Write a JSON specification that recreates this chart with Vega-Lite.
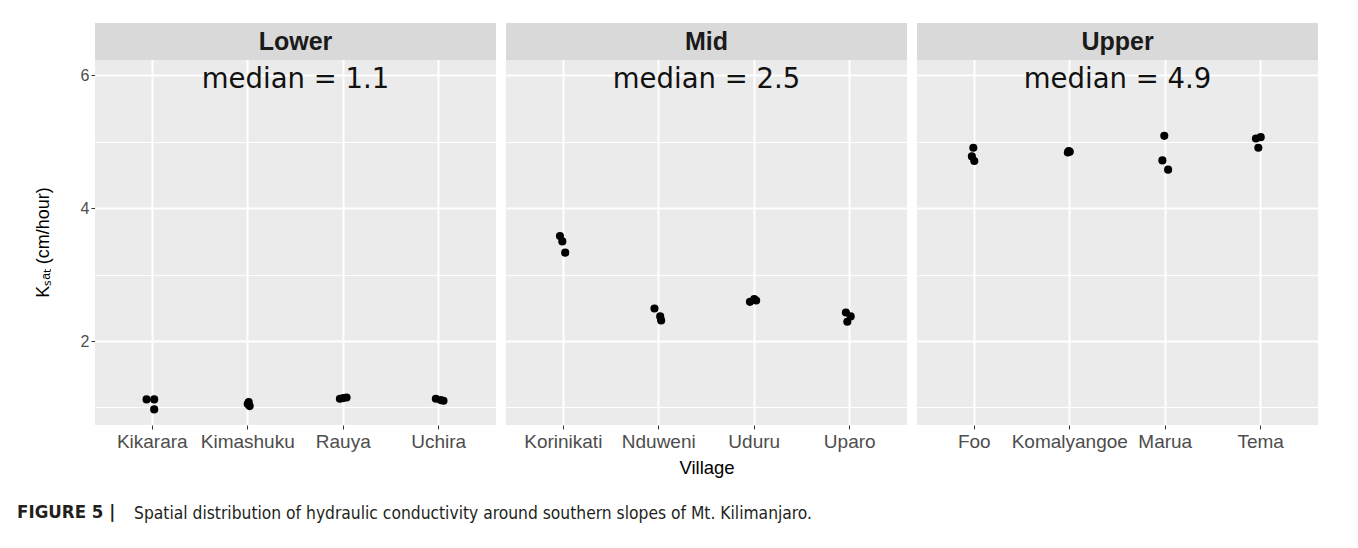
{
  "$schema": "https://vega.github.io/schema/vega-lite/v6.json",
  "background": "white",
  "padding": {"left": 17, "top": 23, "right": 5, "bottom": 5},
  "config": {
    "view": {"fill": "#EBEBEB", "stroke": null},
    "font": "Liberation Sans",
    "axis": {"domain": false, "grid": true, "gridColor": "#FFFFFF", "tickColor": "#333333", "tickSize": 4, "labelColor": "#4D4D4D", "labelFont": "Liberation Sans"}
  },
  "title": {"text": "FIGURE 5 |", "orient": "bottom", "anchor": "start", "dx": -17, "dy": -19, "offset": 0, "font": "Liberation Sans Narrow, DejaVu Sans Condensed, Liberation Sans", "fontSize": 18.5, "fontWeight": "bold", "color": "#231F20"},
  "vconcat": [
    {
      "title": {"text": "Spatial distribution of hydraulic conductivity around southern slopes of Mt. Kilimanjaro.", "orient": "bottom", "anchor": "start", "dx": 100, "offset": 27, "font": "Liberation Sans Narrow, DejaVu Sans Condensed, Liberation Sans", "fontSize": 17.3, "fontWeight": "normal", "color": "#231F20"},
      "data": {"values": [
        {"zone": "Lower", "village": "Kikarara", "ksat": 1.12, "jitter": -0.06, "kind": "pt"},
        {"zone": "Lower", "village": "Kikarara", "ksat": 1.12, "jitter": 0.02, "kind": "pt"},
        {"zone": "Lower", "village": "Kikarara", "ksat": 0.97, "jitter": 0.02, "kind": "pt"},
        {"zone": "Lower", "village": "Kimashuku", "ksat": 1.08, "jitter": 0.01, "kind": "pt"},
        {"zone": "Lower", "village": "Kimashuku", "ksat": 1.05, "jitter": 0.0, "kind": "pt"},
        {"zone": "Lower", "village": "Kimashuku", "ksat": 1.02, "jitter": 0.02, "kind": "pt"},
        {"zone": "Lower", "village": "Rauya", "ksat": 1.13, "jitter": -0.035, "kind": "pt"},
        {"zone": "Lower", "village": "Rauya", "ksat": 1.15, "jitter": 0.035, "kind": "pt"},
        {"zone": "Lower", "village": "Rauya", "ksat": 1.14, "jitter": 0.0, "kind": "pt"},
        {"zone": "Lower", "village": "Uchira", "ksat": 1.13, "jitter": -0.03, "kind": "pt"},
        {"zone": "Lower", "village": "Uchira", "ksat": 1.10, "jitter": 0.05, "kind": "pt"},
        {"zone": "Lower", "village": "Uchira", "ksat": 1.11, "jitter": 0.02, "kind": "pt"},
        {"zone": "Mid", "village": "Korinikati", "ksat": 3.58, "jitter": -0.035, "kind": "pt"},
        {"zone": "Mid", "village": "Korinikati", "ksat": 3.50, "jitter": -0.01, "kind": "pt"},
        {"zone": "Mid", "village": "Korinikati", "ksat": 3.33, "jitter": 0.02, "kind": "pt"},
        {"zone": "Mid", "village": "Nduweni", "ksat": 2.49, "jitter": -0.045, "kind": "pt"},
        {"zone": "Mid", "village": "Nduweni", "ksat": 2.37, "jitter": 0.015, "kind": "pt"},
        {"zone": "Mid", "village": "Nduweni", "ksat": 2.31, "jitter": 0.025, "kind": "pt"},
        {"zone": "Mid", "village": "Uduru", "ksat": 2.59, "jitter": -0.045, "kind": "pt"},
        {"zone": "Mid", "village": "Uduru", "ksat": 2.63, "jitter": 0.0, "kind": "pt"},
        {"zone": "Mid", "village": "Uduru", "ksat": 2.61, "jitter": 0.02, "kind": "pt"},
        {"zone": "Mid", "village": "Uparo", "ksat": 2.43, "jitter": -0.04, "kind": "pt"},
        {"zone": "Mid", "village": "Uparo", "ksat": 2.37, "jitter": 0.01, "kind": "pt"},
        {"zone": "Mid", "village": "Uparo", "ksat": 2.29, "jitter": -0.025, "kind": "pt"},
        {"zone": "Upper", "village": "Foo", "ksat": 4.91, "jitter": -0.01, "kind": "pt"},
        {"zone": "Upper", "village": "Foo", "ksat": 4.78, "jitter": -0.025, "kind": "pt"},
        {"zone": "Upper", "village": "Foo", "ksat": 4.71, "jitter": 0.0, "kind": "pt"},
        {"zone": "Upper", "village": "Komalyangoe", "ksat": 4.86, "jitter": -0.01, "kind": "pt"},
        {"zone": "Upper", "village": "Komalyangoe", "ksat": 4.85, "jitter": 0.0, "kind": "pt"},
        {"zone": "Upper", "village": "Komalyangoe", "ksat": 4.84, "jitter": -0.02, "kind": "pt"},
        {"zone": "Upper", "village": "Marua", "ksat": 5.09, "jitter": -0.01, "kind": "pt"},
        {"zone": "Upper", "village": "Marua", "ksat": 4.72, "jitter": -0.03, "kind": "pt"},
        {"zone": "Upper", "village": "Marua", "ksat": 4.58, "jitter": 0.03, "kind": "pt"},
        {"zone": "Upper", "village": "Tema", "ksat": 5.05, "jitter": -0.05, "kind": "pt"},
        {"zone": "Upper", "village": "Tema", "ksat": 5.07, "jitter": 0.0, "kind": "pt"},
        {"zone": "Upper", "village": "Tema", "ksat": 4.91, "jitter": -0.025, "kind": "pt"},
        {"zone": "Lower", "kind": "note", "note": "median = 1.1"},
        {"zone": "Mid", "kind": "note", "note": "median = 2.5"},
        {"zone": "Upper", "kind": "note", "note": "median = 4.9"}
      ]},
      "facet": {
        "column": {
          "field": "zone", "type": "nominal", "sort": ["Lower", "Mid", "Upper"],
          "header": {"title": "Village", "titleOrient": "bottom", "labels": false, "titleFontSize": 18.5, "titleFontWeight": "normal", "titleColor": "#000000", "titlePadding": -2, "titleFont": "Liberation Sans"}
        }
      },
      "spacing": 10,
      "resolve": {"scale": {"x": "independent"}},
      "spec": {
        "width": 401,
        "height": 402,
        "layer": [
          {
            "transform": [{"filter": "datum.kind === 'note'"}],
            "mark": {"type": "rect", "color": "#D9D9D9"},
            "encoding": {"y": {"datum": 6.232}, "y2": {"datum": 6.789}}
          },
          {
            "transform": [{"filter": "datum.kind === 'pt'"}],
            "mark": {"type": "circle", "size": 66, "color": "#000000", "opacity": 1},
            "encoding": {
              "x": {"field": "village", "type": "nominal", "scale": {"type": "band", "paddingInner": 0, "paddingOuter": 0.1},
                "axis": {"title": null, "labelAngle": 0, "labelFontSize": 19, "labelPadding": 3, "bandPosition": 0.5, "gridWidth": 2}},
              "xOffset": {"field": "jitter", "type": "quantitative", "scale": {"domain": [-0.5, 0.5], "range": [0, 95.476]}},
              "y": {"field": "ksat", "type": "quantitative", "scale": {"domain": [0.735, 6.789], "nice": false, "zero": false},
                "axis": {"title": "Kₛₐₜ (cm/hour)", "titleFontSize": 18, "titleFontWeight": "normal", "titleColor": "#000000", "titlePadding": 28, "titleY": 219,
                  "values": [1, 2, 3, 4, 5, 6], "format": "d", "labelFontSize": 16, "labelPadding": 2,
                  "labelExpr": "datum.value % 2 === 0 ? datum.label : ''",
                  "tickOpacity": {"condition": {"test": "datum.value % 2 === 0", "value": 1}, "value": 0},
                  "gridWidth": {"condition": {"test": "datum.value % 2 === 0", "value": 2}, "value": 1}}}
            }
          },
          {
            "transform": [{"filter": "datum.kind === 'note'"}],
            "mark": {"type": "text", "fontSize": 25, "fontWeight": "bold", "color": "#1A1A1A", "font": "Liberation Sans", "baseline": "middle"},
            "encoding": {"y": {"datum": 6.51}, "text": {"field": "zone"}}
          },
          {
            "transform": [{"filter": "datum.kind === 'note'"}],
            "mark": {"type": "text", "fontSize": 27.5, "color": "#111111", "font": "DejaVu Sans", "baseline": "middle"},
            "encoding": {"y": {"datum": 5.93}, "text": {"field": "note"}}
          }
        ]
      }
    }
  ]
}
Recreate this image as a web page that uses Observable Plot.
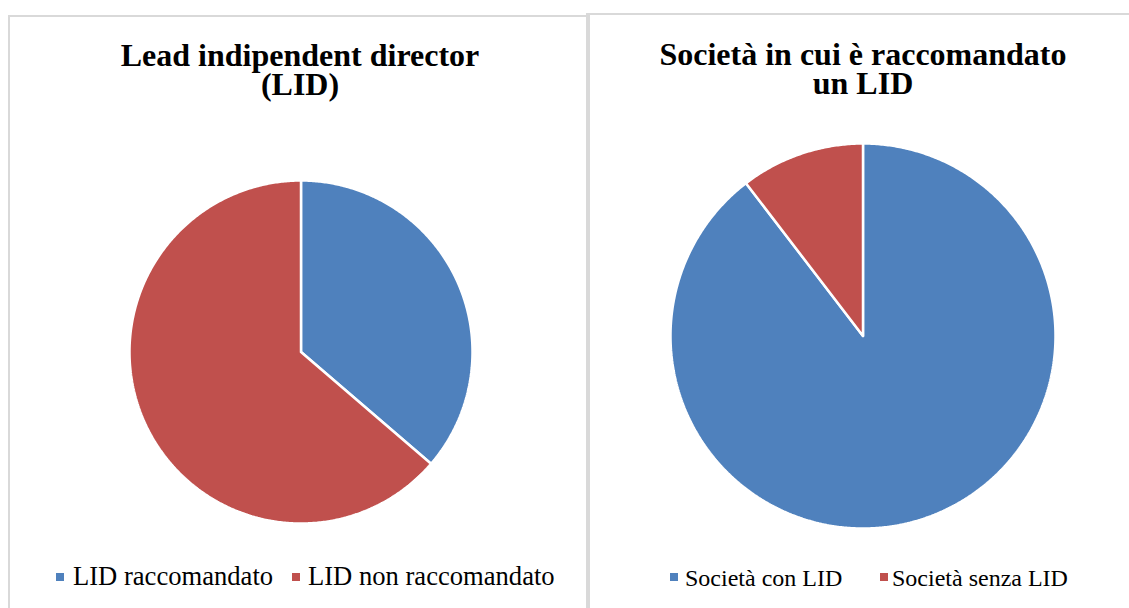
<!DOCTYPE html>
<html>
<head>
<meta charset="utf-8">
<script src="https://cdn.jsdelivr.net/npm/d3@7"></script>
<script src="https://cdn.jsdelivr.net/npm/@observablehq/plot@0.6"></script>
</head>
<body style="margin:0">
<div id="root"></div>
<script>
// ---- data ----
const leftTitle = ["Lead indipendent director", "(LID)"];
const leftCategories = ["LID raccomandato", "LID non raccomandato"];
const leftValues = [36.3, 63.7];

const rightTitle = ["Società in cui è raccomandato", "un LID"];
const rightCategories = ["Società con LID", "Società senza LID"];
const rightValues = [89.6, 10.4];

const seriesColors = ["#4F81BD", "#C0504D"];

// ---- helpers ----
const root = document.getElementById("root");

function place(el, left, top) {
  el.style.position = "absolute";
  el.style.left = left + "px";
  el.style.top = top + "px";
  root.appendChild(el);
  return el;
}

function panel(left, top, width, height) {
  const d = document.createElement("div");
  d.style.width = width + "px";
  d.style.height = height + "px";
  d.style.border = "2px solid #d9d9d9";
  d.style.boxSizing = "border-box";
  place(d, left, top);
}

function slicePoints(values, categories) {
  const total = d3.sum(values);
  let acc = 0;
  return values.map((v, i) => {
    const a0 = acc / total * 2 * Math.PI;
    acc += v;
    const a1 = acc / total * 2 * Math.PI;
    const n = Math.max(2, Math.ceil((a1 - a0) / (Math.PI / 360)));
    const pts = [{x: 0, y: 0, cat: categories[i]}];
    for (let k = 0; k <= n; k++) {
      const a = a0 + (a1 - a0) * k / n;
      pts.push({x: Math.sin(a), y: Math.cos(a), cat: categories[i]});
    }
    pts.push({x: 0, y: 0, cat: categories[i]});
    return pts;
  });
}

function pie(values, categories, r) {
  const m = 2;
  const slices = slicePoints(values, categories);
  const p = Plot.plot({
    width: 2 * r + 2 * m,
    height: 2 * r + 2 * m,
    margin: m,
    x: {domain: [-1, 1], axis: null},
    y: {domain: [-1, 1], axis: null},
    marks: slices.map((pts, i) =>
      Plot.line(pts, {x: "x", y: "y", fill: seriesColors[i], stroke: "white", strokeWidth: 2.5, strokeLinejoin: "miter", curve: "linear"})
    )
  });
  p.style.background = "transparent";
  return p;
}

// text line positioned by baseline (Liberation Serif ascent .891, descent .216)
function textLine(str, size, lh, bold, baseline, opts) {
  const d = document.createElement("div");
  d.textContent = str;
  d.style.fontFamily = "Liberation Serif";
  d.style.fontSize = size + "px";
  d.style.lineHeight = lh + "px";
  d.style.fontWeight = bold ? "bold" : "normal";
  d.style.color = "#000";
  d.style.whiteSpace = "nowrap";
  const top = baseline - (lh / 2 + 0.3375 * size);
  if (opts.center != null) {
    d.style.width = "600px";
    d.style.textAlign = "center";
    place(d, opts.center - 300, top);
  } else {
    place(d, opts.left, top);
  }
  return d;
}

function title(lines, cx, baselines) {
  lines.forEach((s, i) => textLine(s, 32, 29, true, baselines[i], {center: cx}));
}

function legend(categories, swatchX, textX, baseline, size, swatchTop) {
  categories.forEach((c, i) => {
    const sw = document.createElement("div");
    sw.style.width = "8px";
    sw.style.height = "8px";
    sw.style.background = seriesColors[i];
    place(sw, swatchX[i], swatchTop);
    textLine(c, size, size, false, baseline, {left: textX[i]});
  });
}

// ---- panels ----
panel(8, 15, 582, 610);
panel(586, 13, 560, 610);

// ---- left chart ----
title(leftTitle, 300, [66, 95]);
{
  const r = 171.5;
  place(pie(leftValues, leftCategories, r), 300 - r - 2, 351.5 - r - 2);
}
legend(leftCategories, [56, 292], [73, 308], 585, 26.6, 573);

// ---- right chart ----
title(rightTitle, 863, [65, 94]);
{
  const r = 192.5;
  place(pie(rightValues, rightCategories, r), 862.5 - r - 2, 335.5 - r - 2);
}
legend(rightCategories, [670, 880], [685, 892], 586.5, 24, 573);
</script>
</body>
</html>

☆ ☆ ☆

WORK REQUIRED: Using the data above, print only the lines starting at the one with "Recreate this image" and ending at the one with "const leftValues = [36.3, 63.7];", exactly as they stand, minus the pictures.

SOLUTION TO THIS PROBLEM:
Recreate this image as a web page that uses Observable Plot.
<!DOCTYPE html>
<html>
<head>
<meta charset="utf-8">
<script src="https://cdn.jsdelivr.net/npm/d3@7"></script>
<script src="https://cdn.jsdelivr.net/npm/@observablehq/plot@0.6"></script>
</head>
<body style="margin:0">
<div id="root"></div>
<script>
// ---- data ----
const leftTitle = ["Lead indipendent director", "(LID)"];
const leftCategories = ["LID raccomandato", "LID non raccomandato"];
const leftValues = [36.3, 63.7];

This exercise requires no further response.